## GIVEN REQUEST
Start at the line containing "Rebuild this chart", stop at the line containing "0.52, -0.07, -0.87]", and please reproduce every line in between, both ends included, without pictures.

## DATA LINES
-------------------------
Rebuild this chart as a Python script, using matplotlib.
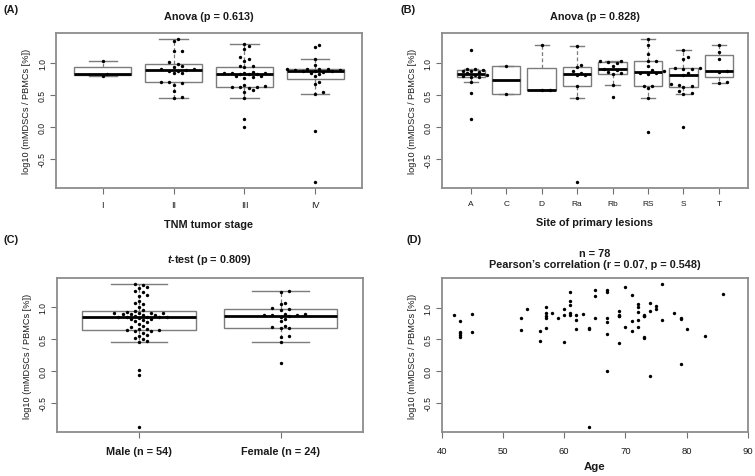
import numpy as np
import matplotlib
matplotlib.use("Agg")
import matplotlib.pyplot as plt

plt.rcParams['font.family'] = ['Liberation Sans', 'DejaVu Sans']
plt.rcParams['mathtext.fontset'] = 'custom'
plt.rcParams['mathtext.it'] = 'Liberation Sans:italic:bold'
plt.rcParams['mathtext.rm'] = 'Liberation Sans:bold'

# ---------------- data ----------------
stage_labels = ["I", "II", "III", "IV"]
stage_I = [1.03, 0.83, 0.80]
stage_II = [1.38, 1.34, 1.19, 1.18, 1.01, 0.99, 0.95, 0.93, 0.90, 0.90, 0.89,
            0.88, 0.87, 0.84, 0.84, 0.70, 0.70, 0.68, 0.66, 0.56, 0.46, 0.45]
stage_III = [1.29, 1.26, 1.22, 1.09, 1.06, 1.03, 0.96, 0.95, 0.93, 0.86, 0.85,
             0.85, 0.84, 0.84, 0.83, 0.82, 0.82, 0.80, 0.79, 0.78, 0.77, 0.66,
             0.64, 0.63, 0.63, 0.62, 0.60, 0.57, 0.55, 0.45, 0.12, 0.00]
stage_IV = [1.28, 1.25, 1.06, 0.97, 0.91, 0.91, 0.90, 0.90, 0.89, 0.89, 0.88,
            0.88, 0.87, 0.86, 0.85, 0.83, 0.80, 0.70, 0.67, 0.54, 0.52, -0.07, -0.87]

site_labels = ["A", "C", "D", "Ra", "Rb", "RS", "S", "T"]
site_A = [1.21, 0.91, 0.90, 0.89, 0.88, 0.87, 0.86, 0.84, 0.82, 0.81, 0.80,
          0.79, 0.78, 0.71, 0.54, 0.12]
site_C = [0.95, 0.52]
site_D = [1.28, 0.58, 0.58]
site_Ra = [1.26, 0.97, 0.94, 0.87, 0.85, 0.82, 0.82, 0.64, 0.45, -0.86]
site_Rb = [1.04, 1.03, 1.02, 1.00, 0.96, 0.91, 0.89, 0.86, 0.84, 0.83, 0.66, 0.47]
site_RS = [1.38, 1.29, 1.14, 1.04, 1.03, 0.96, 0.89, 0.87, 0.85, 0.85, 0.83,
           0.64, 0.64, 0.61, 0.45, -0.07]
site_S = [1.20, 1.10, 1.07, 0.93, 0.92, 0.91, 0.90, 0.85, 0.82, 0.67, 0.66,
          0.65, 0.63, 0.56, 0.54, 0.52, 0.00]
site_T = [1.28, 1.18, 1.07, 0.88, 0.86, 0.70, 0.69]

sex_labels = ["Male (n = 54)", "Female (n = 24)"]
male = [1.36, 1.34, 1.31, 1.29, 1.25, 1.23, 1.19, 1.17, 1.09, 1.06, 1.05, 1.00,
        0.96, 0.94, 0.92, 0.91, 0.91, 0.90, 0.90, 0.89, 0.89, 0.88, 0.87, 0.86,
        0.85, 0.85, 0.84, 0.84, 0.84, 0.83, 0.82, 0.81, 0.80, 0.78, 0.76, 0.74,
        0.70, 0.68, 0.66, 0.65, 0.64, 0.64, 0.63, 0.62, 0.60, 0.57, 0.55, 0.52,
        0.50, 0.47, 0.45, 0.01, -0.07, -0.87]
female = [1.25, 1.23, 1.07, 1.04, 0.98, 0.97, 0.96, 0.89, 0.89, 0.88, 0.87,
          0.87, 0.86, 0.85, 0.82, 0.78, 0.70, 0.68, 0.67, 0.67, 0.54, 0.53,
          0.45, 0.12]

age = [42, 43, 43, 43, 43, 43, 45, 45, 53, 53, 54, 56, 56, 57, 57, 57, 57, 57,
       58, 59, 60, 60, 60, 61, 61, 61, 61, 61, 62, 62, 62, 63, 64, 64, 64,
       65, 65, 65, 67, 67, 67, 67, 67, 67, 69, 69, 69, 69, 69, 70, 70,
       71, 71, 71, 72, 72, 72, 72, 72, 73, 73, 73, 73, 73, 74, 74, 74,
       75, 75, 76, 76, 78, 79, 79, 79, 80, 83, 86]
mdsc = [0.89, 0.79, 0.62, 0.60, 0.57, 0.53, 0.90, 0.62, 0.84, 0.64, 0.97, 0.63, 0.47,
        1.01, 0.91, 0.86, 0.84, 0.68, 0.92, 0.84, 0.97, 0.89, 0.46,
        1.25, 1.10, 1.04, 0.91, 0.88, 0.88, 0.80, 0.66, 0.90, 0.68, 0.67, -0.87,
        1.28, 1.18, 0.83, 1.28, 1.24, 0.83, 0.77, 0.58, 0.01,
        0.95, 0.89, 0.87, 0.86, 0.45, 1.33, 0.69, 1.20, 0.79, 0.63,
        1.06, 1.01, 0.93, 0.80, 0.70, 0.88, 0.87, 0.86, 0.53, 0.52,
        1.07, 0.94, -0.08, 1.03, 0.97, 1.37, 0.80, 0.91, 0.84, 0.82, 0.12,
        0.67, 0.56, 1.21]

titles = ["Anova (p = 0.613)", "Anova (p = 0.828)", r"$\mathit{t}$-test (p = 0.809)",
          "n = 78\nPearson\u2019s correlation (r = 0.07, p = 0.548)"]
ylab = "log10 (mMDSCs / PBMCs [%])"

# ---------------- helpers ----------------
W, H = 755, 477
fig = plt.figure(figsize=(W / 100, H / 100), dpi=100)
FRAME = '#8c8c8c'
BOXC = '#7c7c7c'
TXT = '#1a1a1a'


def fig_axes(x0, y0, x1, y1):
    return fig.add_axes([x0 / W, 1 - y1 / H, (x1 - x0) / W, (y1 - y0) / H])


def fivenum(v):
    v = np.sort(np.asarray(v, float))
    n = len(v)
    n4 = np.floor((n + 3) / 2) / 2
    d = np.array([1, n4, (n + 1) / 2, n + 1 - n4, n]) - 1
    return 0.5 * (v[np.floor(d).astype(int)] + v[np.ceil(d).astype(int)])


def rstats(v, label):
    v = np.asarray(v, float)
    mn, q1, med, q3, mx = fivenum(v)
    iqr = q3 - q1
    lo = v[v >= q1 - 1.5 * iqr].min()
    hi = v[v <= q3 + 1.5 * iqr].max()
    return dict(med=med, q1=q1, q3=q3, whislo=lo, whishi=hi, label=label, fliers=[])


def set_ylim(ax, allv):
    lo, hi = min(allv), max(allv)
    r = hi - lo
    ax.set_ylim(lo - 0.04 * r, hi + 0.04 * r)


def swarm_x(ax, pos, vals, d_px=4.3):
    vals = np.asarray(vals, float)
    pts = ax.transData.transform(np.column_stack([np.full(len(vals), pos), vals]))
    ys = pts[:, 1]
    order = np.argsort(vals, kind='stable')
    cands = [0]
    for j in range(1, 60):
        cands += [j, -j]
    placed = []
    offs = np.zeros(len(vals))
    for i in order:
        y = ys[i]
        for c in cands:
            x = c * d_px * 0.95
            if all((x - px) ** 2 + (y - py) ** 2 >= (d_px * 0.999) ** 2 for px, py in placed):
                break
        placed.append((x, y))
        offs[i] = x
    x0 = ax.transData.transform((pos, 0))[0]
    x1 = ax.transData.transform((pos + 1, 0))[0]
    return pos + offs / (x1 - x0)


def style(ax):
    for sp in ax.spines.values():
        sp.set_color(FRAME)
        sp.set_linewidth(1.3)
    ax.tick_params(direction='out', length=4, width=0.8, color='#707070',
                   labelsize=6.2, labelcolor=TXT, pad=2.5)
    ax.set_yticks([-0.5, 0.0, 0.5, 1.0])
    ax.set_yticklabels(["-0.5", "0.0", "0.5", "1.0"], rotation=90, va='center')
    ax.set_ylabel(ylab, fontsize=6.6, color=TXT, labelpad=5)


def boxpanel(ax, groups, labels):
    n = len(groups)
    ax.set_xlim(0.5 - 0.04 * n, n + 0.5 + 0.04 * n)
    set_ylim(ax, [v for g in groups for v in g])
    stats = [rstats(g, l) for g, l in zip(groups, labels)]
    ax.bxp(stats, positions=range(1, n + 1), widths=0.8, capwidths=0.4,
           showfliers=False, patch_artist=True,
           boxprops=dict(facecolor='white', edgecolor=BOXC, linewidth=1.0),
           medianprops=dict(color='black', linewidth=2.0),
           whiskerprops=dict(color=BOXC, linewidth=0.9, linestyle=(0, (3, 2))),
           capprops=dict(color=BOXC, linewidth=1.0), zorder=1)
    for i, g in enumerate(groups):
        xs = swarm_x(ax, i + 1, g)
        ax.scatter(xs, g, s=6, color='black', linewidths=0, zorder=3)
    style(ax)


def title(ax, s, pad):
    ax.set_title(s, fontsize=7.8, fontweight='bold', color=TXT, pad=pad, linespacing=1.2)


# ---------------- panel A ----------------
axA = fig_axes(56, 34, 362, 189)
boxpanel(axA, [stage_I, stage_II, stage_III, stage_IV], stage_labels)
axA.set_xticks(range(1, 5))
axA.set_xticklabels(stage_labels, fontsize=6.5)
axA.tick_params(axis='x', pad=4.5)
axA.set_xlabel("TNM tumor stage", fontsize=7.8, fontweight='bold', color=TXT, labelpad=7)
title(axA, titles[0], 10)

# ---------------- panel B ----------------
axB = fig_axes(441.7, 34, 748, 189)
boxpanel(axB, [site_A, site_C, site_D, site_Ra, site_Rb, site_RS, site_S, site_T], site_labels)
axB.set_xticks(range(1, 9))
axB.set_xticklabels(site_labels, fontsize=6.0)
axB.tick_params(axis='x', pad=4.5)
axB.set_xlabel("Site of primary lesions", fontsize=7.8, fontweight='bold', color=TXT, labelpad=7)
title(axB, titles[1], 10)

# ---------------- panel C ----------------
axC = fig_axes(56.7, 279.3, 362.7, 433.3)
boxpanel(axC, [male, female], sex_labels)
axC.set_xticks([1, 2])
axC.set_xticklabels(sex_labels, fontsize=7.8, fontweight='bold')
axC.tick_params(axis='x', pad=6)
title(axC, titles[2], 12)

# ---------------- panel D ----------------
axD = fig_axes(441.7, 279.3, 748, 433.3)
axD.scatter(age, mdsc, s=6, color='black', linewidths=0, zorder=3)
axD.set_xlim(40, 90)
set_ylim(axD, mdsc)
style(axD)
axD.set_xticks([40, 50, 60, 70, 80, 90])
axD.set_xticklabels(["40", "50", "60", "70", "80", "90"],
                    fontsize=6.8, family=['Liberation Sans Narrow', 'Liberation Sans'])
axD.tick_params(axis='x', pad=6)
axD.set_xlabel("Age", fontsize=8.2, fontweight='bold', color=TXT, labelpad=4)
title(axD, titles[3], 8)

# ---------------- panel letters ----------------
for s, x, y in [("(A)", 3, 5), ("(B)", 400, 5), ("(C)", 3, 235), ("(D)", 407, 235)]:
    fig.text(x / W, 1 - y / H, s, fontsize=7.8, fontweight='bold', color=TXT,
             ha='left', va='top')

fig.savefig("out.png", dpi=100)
-------------------------
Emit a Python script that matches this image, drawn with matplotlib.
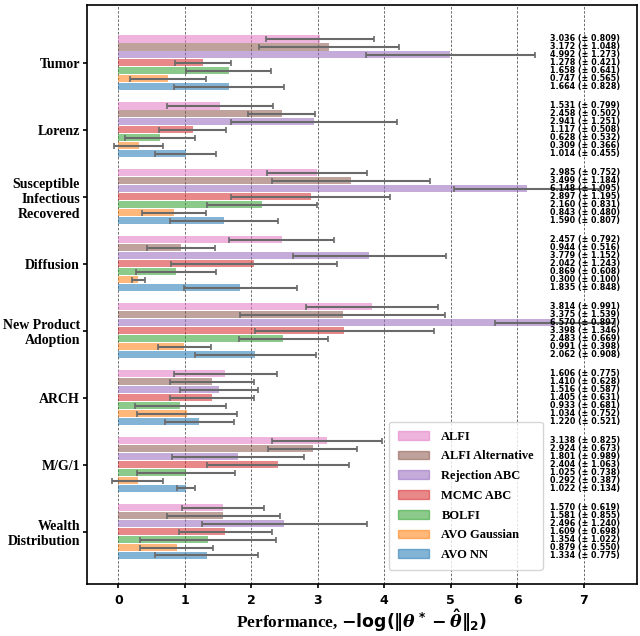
-------------------------
## EXERCISE OUTPUT
Rebuild this chart as a Python script, using matplotlib.
import numpy as np
import matplotlib
matplotlib.use("Agg")
import matplotlib.pyplot as plt

plt.rcParams['font.family'] = ['Liberation Sans', 'DejaVu Sans']
plt.rcParams['mathtext.fontset'] = 'custom'
plt.rcParams['mathtext.it'] = 'Liberation Sans:italic:bold'
plt.rcParams['mathtext.rm'] = 'Liberation Sans:bold'

# ---------------- data ----------------
stage_labels = ["I", "II", "III", "IV"]
stage_I = [1.03, 0.83, 0.80]
stage_II = [1.38, 1.34, 1.19, 1.18, 1.01, 0.99, 0.95, 0.93, 0.90, 0.90, 0.89,
            0.88, 0.87, 0.84, 0.84, 0.70, 0.70, 0.68, 0.66, 0.56, 0.46, 0.45]
stage_III = [1.29, 1.26, 1.22, 1.09, 1.06, 1.03, 0.96, 0.95, 0.93, 0.86, 0.85,
             0.85, 0.84, 0.84, 0.83, 0.82, 0.82, 0.80, 0.79, 0.78, 0.77, 0.66,
             0.64, 0.63, 0.63, 0.62, 0.60, 0.57, 0.55, 0.45, 0.12, 0.00]
stage_IV = [1.28, 1.25, 1.06, 0.97, 0.91, 0.91, 0.90, 0.90, 0.89, 0.89, 0.88,
            0.88, 0.87, 0.86, 0.85, 0.83, 0.80, 0.70, 0.67, 0.54, 0.52, -0.07, -0.87]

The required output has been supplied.